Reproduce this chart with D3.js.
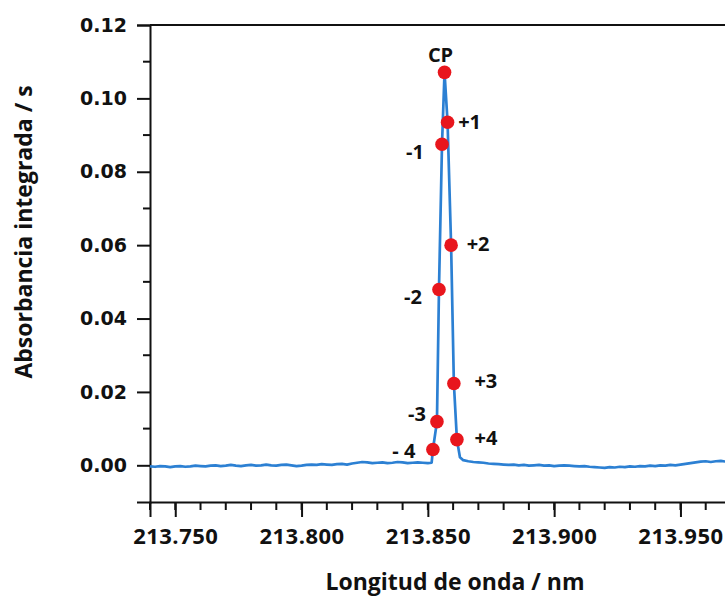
<!DOCTYPE html>
<meta charset="utf-8">
<head>
    <title>Absorbancia integrada vs longitud de onda</title>
    <style>
        body { margin: 0; background: #fff; }
        svg { display: block; }
        .ytick text { font-family: "DejaVu Sans", sans-serif; font-weight: bold; font-size: 19px; }
        .xtick text { font-family: "Open Sans", sans-serif; font-weight: bold; font-size: 22px; }
        .title { font-family: "Open Sans", sans-serif; font-weight: bold; font-size: 23px; fill: #111; }
        .lbl { font-family: "Open Sans", sans-serif; font-weight: bold; font-size: 20px; fill: #111; }
    </style>
</head>
<body>
<script src="https://cdn.jsdelivr.net/npm/d3@7"></script>
<script>
    // baseline grid (nm) and hand-read absorbance (x1e-4) off the picture
    var leftStart = 213.740, rightStart = 213.864, step = 0.002;
    var leftBase = [-3,-4,-2,-3,-5,-3,-2,-4,-3,-1, -2,-3,-1,0,-2,-1,1,-1,-2,0,
                    1,-1,0,2,0,-1,1,2,0,-2, -1,1,2,1,3,2,1,3,4,2,
                    5,7,9,8,6,7,8,6,7,9, 8,6,7,8,7,6];
    var rightBase = [14,11,9,8,7,5,4,3,2,1, 2,0,1,-1,0,1,-1,0,-2,-1,
                     0,-1,-2,-3,-2,-4,-5,-6,-7,-5, -6,-4,-5,-3,-4,-2,-3,-1,-2,0,
                     -1,1,0,2,4,6,8,10,11,9, 11,12,10,11];

    // marked points on the peak
    var markLabels = ["- 4", "-3", "-2", "-1", "CP", "+1", "+2", "+3", "+4"];
    var markWl  = [213.8520, 213.8536, 213.8544, 213.8556, 213.8566, 213.8578, 213.8592, 213.8603, 213.8615];
    var markAbs = [0.0043, 0.0119, 0.0479, 0.0875, 0.1071, 0.0935, 0.0600, 0.0223, 0.0070];
    // foot of the peak either side
    var edgeWl = [213.8515, 213.8627];
    var edgeAbs = [0.0007, 0.0022];

    var yTicks = [0.00, 0.02, 0.04, 0.06, 0.08, 0.10, 0.12];
    var xTicks = [213.750, 213.800, 213.850, 213.900, 213.950];

    var width = 725, height = 603;
    var margin = { top: 25, left: 150, bottom: 101 };

    var svg = d3.select("body").append("svg")
        .attr("width", width).attr("height", height);

    var x = d3.scaleLinear().domain([213.74, 213.97]).range([margin.left, margin.left + 0.23 * 2526]);
    var y = d3.scaleLinear().domain([-0.01, 0.12]).range([height - margin.bottom, margin.top]);

    // build line data
    var line_data = [];
    leftBase.forEach(function (v, i) { line_data.push([leftStart + i * step, v / 10000]); });
    line_data.push([edgeWl[0], edgeAbs[0]]);
    markWl.forEach(function (w, i) { line_data.push([w, markAbs[i]]); });
    line_data.push([edgeWl[1], edgeAbs[1]]);
    rightBase.forEach(function (v, i) { line_data.push([rightStart + i * step, v / 10000]); });

    // top frame
    svg.append("line")
        .attr("x1", x.range()[0]).attr("x2", x.range()[1])
        .attr("y1", y(0.12)).attr("y2", y(0.12))
        .attr("stroke", "#111").attr("stroke-width", 2);

    // y axis
    var yAxis = svg.append("g").attr("class", "ytick")
        .attr("transform", "translate(" + x.range()[0] + ",0)")
        .call(d3.axisLeft(y).tickValues(yTicks).tickFormat(d3.format(".2f")).tickSizeOuter(0).tickSize(13).tickPadding(10));
    yAxis.selectAll(".tick text").attr("fill", "#111");
    yAxis.selectAll("line, path").attr("stroke", "#111").attr("stroke-width", 2);
    yAxis.selectAll(".minor").data(d3.range(-1, 12, 2).map(function (d) { return d / 100; }).filter(function (d) { return d > -0.01; }))
        .enter().append("line")
        .attr("x1", -7).attr("x2", 0)
        .attr("y1", function (d) { return y(d); }).attr("y2", function (d) { return y(d); })
        .attr("stroke", "#111").attr("stroke-width", 2);

    // x axis
    var xAxis = svg.append("g").attr("class", "xtick")
        .attr("transform", "translate(0," + y(-0.01) + ")")
        .call(d3.axisBottom(x).tickValues(xTicks).tickFormat(d3.format(".3f")).tickSizeOuter(0).tickSize(15).tickPadding(11));
    xAxis.selectAll(".tick text").attr("fill", "#111").attr("letter-spacing", "0.5px");
    xAxis.selectAll("line, path").attr("stroke", "#111").attr("stroke-width", 2);
    xAxis.selectAll(".minor").data(d3.range(213.74, 213.975, 0.01))
        .enter().append("line")
        .attr("x1", function (d) { return x(d); }).attr("x2", function (d) { return x(d); })
        .attr("y1", 0).attr("y2", 8)
        .attr("stroke", "#111").attr("stroke-width", 2);

    // spectrum
    svg.append("path")
        .datum(line_data)
        .attr("fill", "none")
        .attr("stroke", "#2c80d3")
        .attr("stroke-width", 2.7)
        .attr("stroke-linejoin", "round")
        .attr("d", d3.line().x(function (d) { return x(d[0]); }).y(function (d) { return y(d[1]); }));

    // red points
    svg.append("g").selectAll("circle")
        .data(markWl).enter().append("circle")
        .attr("cx", function (d) { return x(d); })
        .attr("cy", function (d, i) { return y(markAbs[i]); })
        .attr("r", 6.8)
        .attr("fill", "#e8161d");

    // point labels (offsets from the point, px)
    var lblOffset = [[-29, 1], [-20, -8], [-26, 7], [-27, 7], [-4, -18], [22, -1], [27, -2], [32, -3], [29, -2]];
    svg.append("g").selectAll("text")
        .data(markLabels).enter().append("text")
        .attr("class", "lbl")
        .attr("x", function (d, i) { return x(markWl[i]) + lblOffset[i][0]; })
        .attr("y", function (d, i) { return y(markAbs[i]) + lblOffset[i][1]; })
        .attr("text-anchor", "middle")
        .attr("dominant-baseline", "central")
        .text(function (d) { return d; });

    // axis titles
    svg.append("text").attr("class", "title")
        .attr("x", 455).attr("y", 590)
        .attr("text-anchor", "middle")
        .text("Longitud de onda / nm");

    svg.append("text").attr("class", "title")
        .attr("transform", "translate(32,232) rotate(-90)")
        .attr("text-anchor", "middle")
        .text("Absorbancia integrada / s");
</script>
</body>
</html>
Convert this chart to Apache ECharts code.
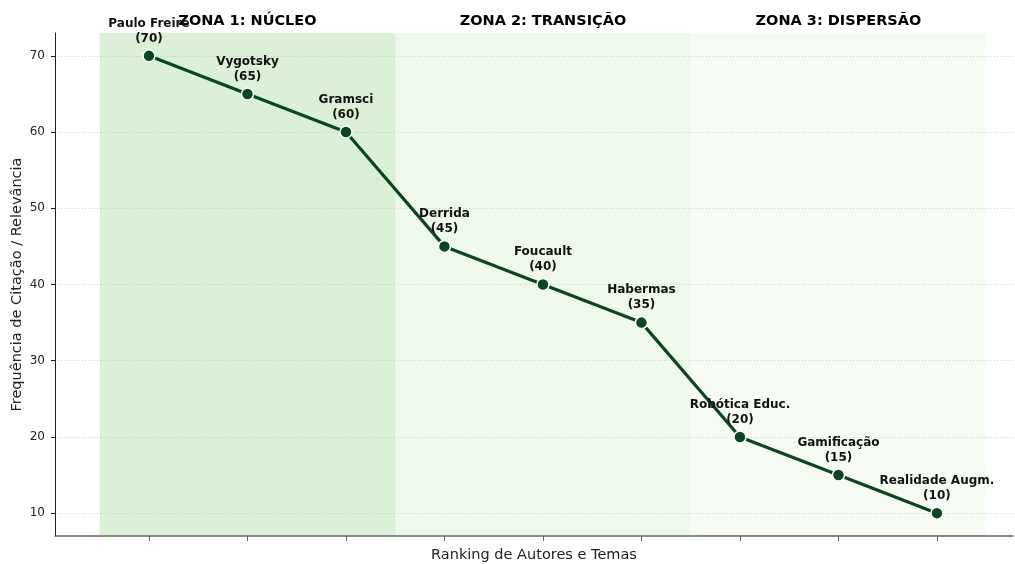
<!DOCTYPE html>
<html><head><meta charset="utf-8">
<script src="https://cdn.jsdelivr.net/npm/echarts@6/dist/echarts.min.js"></script>
<style>html,body{margin:0;padding:0;background:#fff}#c{width:1015px;height:564px}</style>
</head><body><div id="c"></div>
<script>
const names = ['Paulo Freire','Vygotsky','Gramsci','Derrida','Foucault','Habermas','Robótica Educ.','Gamificação','Realidade Augm.'];
const values = [70,65,60,45,40,35,20,15,10];
const zoneTitles = ['ZONA 1: NÚCLEO','ZONA 2: TRANSIÇÃO','ZONA 3: DISPERSÃO'];
const zoneBounds = [[-0.5,2.5],[2.5,5.5],[5.5,8.5]];
const zoneColors = ['rgba(80,175,55,0.2)','rgba(85,185,55,0.1)','rgba(75,175,35,0.05)'];
const yTicks = [10,20,30,40,50,60,70];
const xTicks = names.map((n,i)=>i);

const font = 'DejaVu Sans';
const chart = echarts.init(document.getElementById('c'), null, {renderer:'canvas'});
chart.setOption({
  animation:false,
  textStyle:{fontFamily:font},
  grid:{left:55,right:2,top:33,bottom:28,containLabel:false,outerBoundsMode:'none'},
  xAxis:{
    type:'value', min:-0.954, max:8.772,
    name:'Ranking de Autores e Temas', nameLocation:'middle', nameGap:12, nameMoveOverlap:false,
    nameTextStyle:{fontSize:14.5,color:'#222',fontFamily:font},
    axisLine:{show:true,onZero:false,lineStyle:{color:'#666',width:1.5}},
    axisTick:{show:true,customValues:xTicks,length:5,lineStyle:{color:'#666'}},
    axisLabel:{show:false},
    splitLine:{show:false}
  },
  yAxis:{
    type:'value', min:7, max:73,
    name:'Frequência de Citação / Relevância', nameLocation:'middle', nameGap:30, nameMoveOverlap:false,
    nameTextStyle:{fontSize:14.5,color:'#222',fontFamily:font},
    axisLine:{show:true,onZero:false,lineStyle:{color:'#222',width:1}},
    axisTick:{show:true,customValues:yTicks,length:4,lineStyle:{color:'#222'}},
    axisLabel:{customValues:yTicks,fontSize:12,color:'#222',fontFamily:font,margin:10},
    splitLine:{show:true,lineStyle:{color:'#c8c8c8',type:[1,2],width:0.8}}
  },
  series:[{
    type:'line',
    data:values.map((v,i)=>({name:names[i],value:[i,v]})),
    lineStyle:{color:'#084820',width:3.2},
    itemStyle:{color:'#084820',borderColor:'#fff',borderWidth:1.5},
    symbol:'circle', symbolSize:12,
    label:{show:true,position:'top',distance:3,
      formatter:p=>p.name+'\n('+p.value[1]+')',
      fontSize:12,fontWeight:'bold',color:'#111',lineHeight:15,fontFamily:font},
    markArea:{
      silent:true,
      data:zoneBounds.map((b,k)=>[
        {xAxis:b[0],name:zoneTitles[k],itemStyle:{color:zoneColors[k]}},
        {xAxis:b[1]}
      ]),
      label:{show:true,position:'top',distance:4,fontSize:14.5,fontWeight:'bold',color:'#000',fontFamily:font}
    },
    z:3
  }]
});
</script></body></html>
=======
THE EXERCISE
Restate word for word the lines that begin at the one with "Convert this chart to Apache ECharts code." and end at the one with "const xTicks = names.map((n,i)=>i);", including both, and leave every picture aside.

SOLVED EXERCISE
Convert this chart to Apache ECharts code.
<!DOCTYPE html>
<html><head><meta charset="utf-8">
<script src="https://cdn.jsdelivr.net/npm/echarts@6/dist/echarts.min.js"></script>
<style>html,body{margin:0;padding:0;background:#fff}#c{width:1015px;height:564px}</style>
</head><body><div id="c"></div>
<script>
const names = ['Paulo Freire','Vygotsky','Gramsci','Derrida','Foucault','Habermas','Robótica Educ.','Gamificação','Realidade Augm.'];
const values = [70,65,60,45,40,35,20,15,10];
const zoneTitles = ['ZONA 1: NÚCLEO','ZONA 2: TRANSIÇÃO','ZONA 3: DISPERSÃO'];
const zoneBounds = [[-0.5,2.5],[2.5,5.5],[5.5,8.5]];
const zoneColors = ['rgba(80,175,55,0.2)','rgba(85,185,55,0.1)','rgba(75,175,35,0.05)'];
const yTicks = [10,20,30,40,50,60,70];
const xTicks = names.map((n,i)=>i);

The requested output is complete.